> Aim of the task:
Leave the pictures out, and output exactly the lines from the one containing "Write the Plotly code for this chart." through the one containing "return (H - mb - y) / ph".

> Data for processing:
Begin
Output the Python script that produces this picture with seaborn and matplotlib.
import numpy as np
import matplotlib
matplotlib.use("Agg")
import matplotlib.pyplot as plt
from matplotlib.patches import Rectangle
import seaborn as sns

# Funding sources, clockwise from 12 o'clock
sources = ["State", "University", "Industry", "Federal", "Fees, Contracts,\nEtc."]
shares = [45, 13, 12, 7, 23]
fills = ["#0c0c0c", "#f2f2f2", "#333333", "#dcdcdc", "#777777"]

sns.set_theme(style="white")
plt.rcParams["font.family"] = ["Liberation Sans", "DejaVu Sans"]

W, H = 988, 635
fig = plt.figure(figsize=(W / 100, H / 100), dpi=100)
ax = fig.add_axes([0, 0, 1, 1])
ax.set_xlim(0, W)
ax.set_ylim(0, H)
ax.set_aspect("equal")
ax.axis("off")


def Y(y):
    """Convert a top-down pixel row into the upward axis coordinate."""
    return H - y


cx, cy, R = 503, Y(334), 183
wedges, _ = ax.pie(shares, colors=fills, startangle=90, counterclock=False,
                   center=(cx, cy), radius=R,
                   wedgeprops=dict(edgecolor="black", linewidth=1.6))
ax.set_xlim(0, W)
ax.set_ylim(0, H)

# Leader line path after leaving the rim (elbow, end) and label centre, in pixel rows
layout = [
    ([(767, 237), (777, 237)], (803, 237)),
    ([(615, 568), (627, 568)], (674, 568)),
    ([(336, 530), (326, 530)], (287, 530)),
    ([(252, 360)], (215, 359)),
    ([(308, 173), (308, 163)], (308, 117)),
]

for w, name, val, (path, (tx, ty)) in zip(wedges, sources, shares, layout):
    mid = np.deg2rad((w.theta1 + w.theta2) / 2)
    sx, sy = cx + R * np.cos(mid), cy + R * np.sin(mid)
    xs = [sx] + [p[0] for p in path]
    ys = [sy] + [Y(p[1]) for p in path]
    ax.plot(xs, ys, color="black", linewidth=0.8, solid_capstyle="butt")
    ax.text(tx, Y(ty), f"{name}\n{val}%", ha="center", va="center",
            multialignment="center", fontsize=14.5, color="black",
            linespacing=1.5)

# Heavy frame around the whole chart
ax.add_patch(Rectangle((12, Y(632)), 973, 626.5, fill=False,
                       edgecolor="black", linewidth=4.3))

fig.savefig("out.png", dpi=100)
End
Begin
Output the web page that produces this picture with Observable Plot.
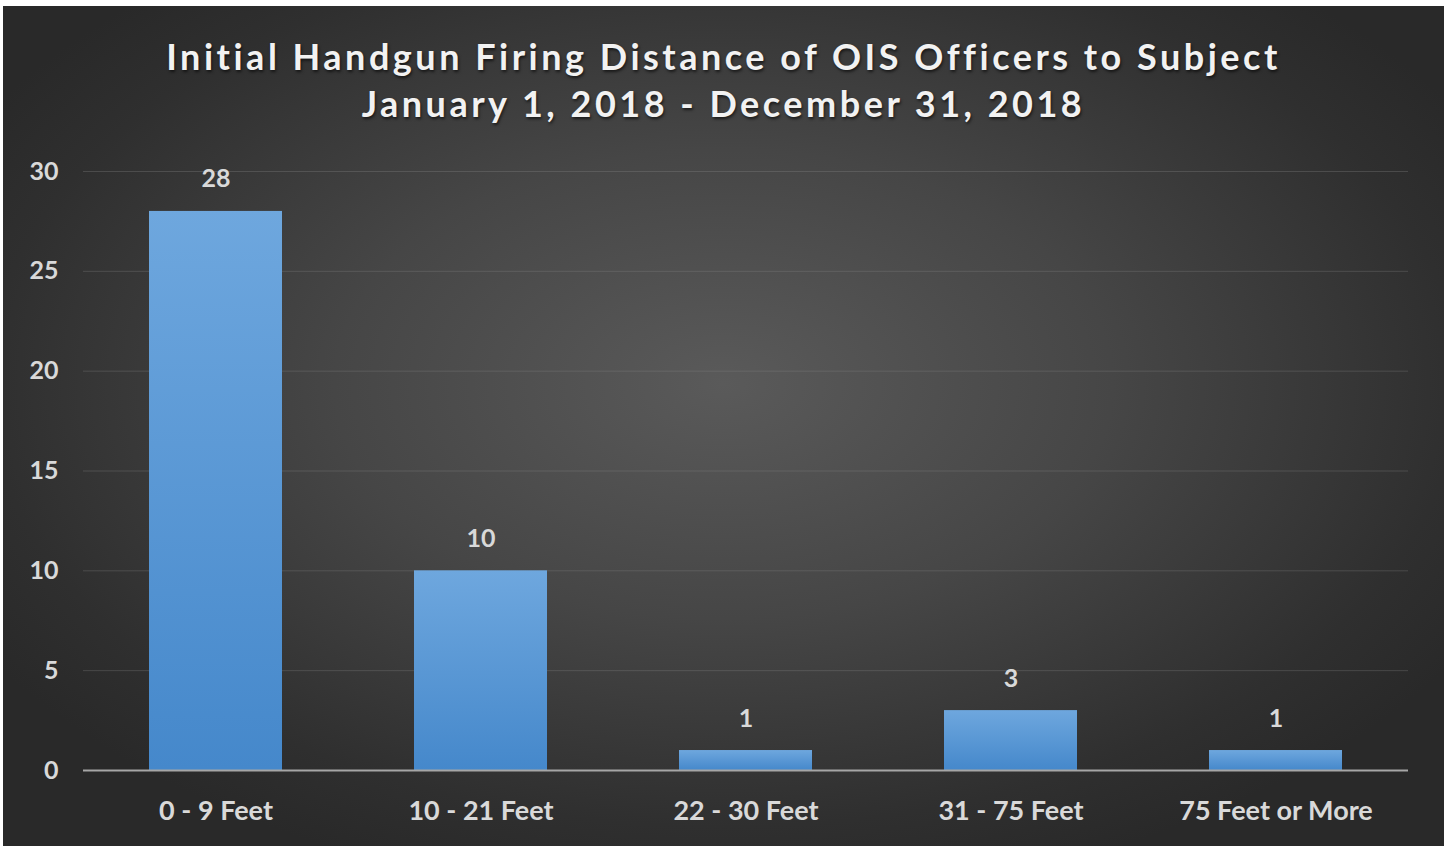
End
Begin
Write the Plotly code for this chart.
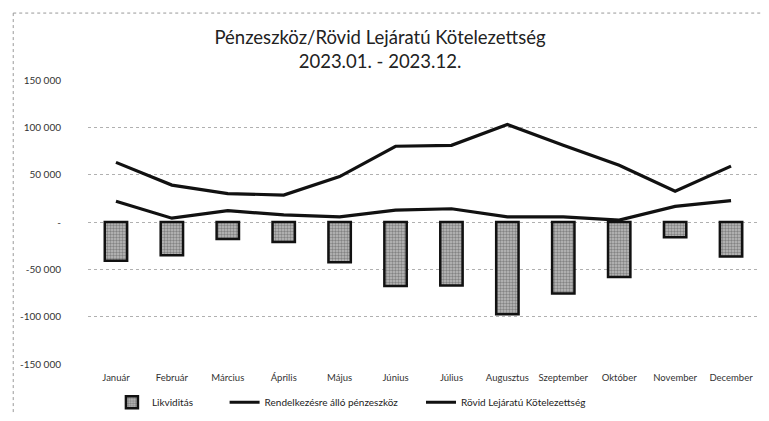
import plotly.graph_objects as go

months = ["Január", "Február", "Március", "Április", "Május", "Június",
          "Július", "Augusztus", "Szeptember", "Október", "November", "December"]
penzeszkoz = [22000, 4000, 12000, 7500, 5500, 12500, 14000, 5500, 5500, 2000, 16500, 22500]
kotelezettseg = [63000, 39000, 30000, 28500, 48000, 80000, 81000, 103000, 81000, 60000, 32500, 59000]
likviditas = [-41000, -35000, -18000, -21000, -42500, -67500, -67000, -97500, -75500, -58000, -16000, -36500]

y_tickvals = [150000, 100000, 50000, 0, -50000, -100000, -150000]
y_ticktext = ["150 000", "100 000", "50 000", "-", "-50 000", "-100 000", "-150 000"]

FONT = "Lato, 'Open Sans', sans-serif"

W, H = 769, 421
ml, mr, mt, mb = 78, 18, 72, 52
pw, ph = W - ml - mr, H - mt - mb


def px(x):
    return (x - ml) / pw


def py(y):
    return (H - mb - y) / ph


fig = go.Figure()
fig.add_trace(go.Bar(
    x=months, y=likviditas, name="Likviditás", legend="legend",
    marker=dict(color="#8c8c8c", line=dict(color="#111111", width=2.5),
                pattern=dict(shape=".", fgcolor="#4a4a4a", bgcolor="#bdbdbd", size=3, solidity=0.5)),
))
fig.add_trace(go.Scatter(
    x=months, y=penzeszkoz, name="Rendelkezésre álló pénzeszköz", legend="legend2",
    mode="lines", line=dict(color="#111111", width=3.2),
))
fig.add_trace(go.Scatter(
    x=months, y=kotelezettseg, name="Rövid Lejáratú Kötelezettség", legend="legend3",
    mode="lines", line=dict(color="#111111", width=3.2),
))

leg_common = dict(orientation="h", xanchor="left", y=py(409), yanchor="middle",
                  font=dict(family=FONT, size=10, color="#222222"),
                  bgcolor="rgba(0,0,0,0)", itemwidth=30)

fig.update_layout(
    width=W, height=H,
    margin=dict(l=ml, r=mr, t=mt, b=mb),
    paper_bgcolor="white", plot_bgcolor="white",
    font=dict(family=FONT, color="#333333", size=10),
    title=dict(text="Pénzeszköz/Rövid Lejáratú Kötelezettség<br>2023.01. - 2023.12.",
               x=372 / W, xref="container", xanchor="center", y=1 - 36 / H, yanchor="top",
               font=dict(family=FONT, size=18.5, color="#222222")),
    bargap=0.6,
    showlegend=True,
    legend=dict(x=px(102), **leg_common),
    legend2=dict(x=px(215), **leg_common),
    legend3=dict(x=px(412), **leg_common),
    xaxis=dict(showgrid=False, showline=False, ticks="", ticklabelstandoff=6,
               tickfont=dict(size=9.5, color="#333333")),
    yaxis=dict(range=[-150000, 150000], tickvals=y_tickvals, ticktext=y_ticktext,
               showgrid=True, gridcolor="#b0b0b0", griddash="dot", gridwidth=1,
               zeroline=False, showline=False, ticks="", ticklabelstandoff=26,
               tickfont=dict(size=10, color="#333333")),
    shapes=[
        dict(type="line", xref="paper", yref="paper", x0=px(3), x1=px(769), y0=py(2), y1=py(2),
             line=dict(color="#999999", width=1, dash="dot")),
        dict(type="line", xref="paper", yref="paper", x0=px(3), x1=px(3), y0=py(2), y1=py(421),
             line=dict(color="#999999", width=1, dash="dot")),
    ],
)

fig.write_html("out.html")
End
> Complete output:
Write the Plotly code for this chart.
import plotly.graph_objects as go

months = ["Január", "Február", "Március", "Április", "Május", "Június",
          "Július", "Augusztus", "Szeptember", "Október", "November", "December"]
penzeszkoz = [22000, 4000, 12000, 7500, 5500, 12500, 14000, 5500, 5500, 2000, 16500, 22500]
kotelezettseg = [63000, 39000, 30000, 28500, 48000, 80000, 81000, 103000, 81000, 60000, 32500, 59000]
likviditas = [-41000, -35000, -18000, -21000, -42500, -67500, -67000, -97500, -75500, -58000, -16000, -36500]

y_tickvals = [150000, 100000, 50000, 0, -50000, -100000, -150000]
y_ticktext = ["150 000", "100 000", "50 000", "-", "-50 000", "-100 000", "-150 000"]

FONT = "Lato, 'Open Sans', sans-serif"

W, H = 769, 421
ml, mr, mt, mb = 78, 18, 72, 52
pw, ph = W - ml - mr, H - mt - mb


def px(x):
    return (x - ml) / pw


def py(y):
    return (H - mb - y) / ph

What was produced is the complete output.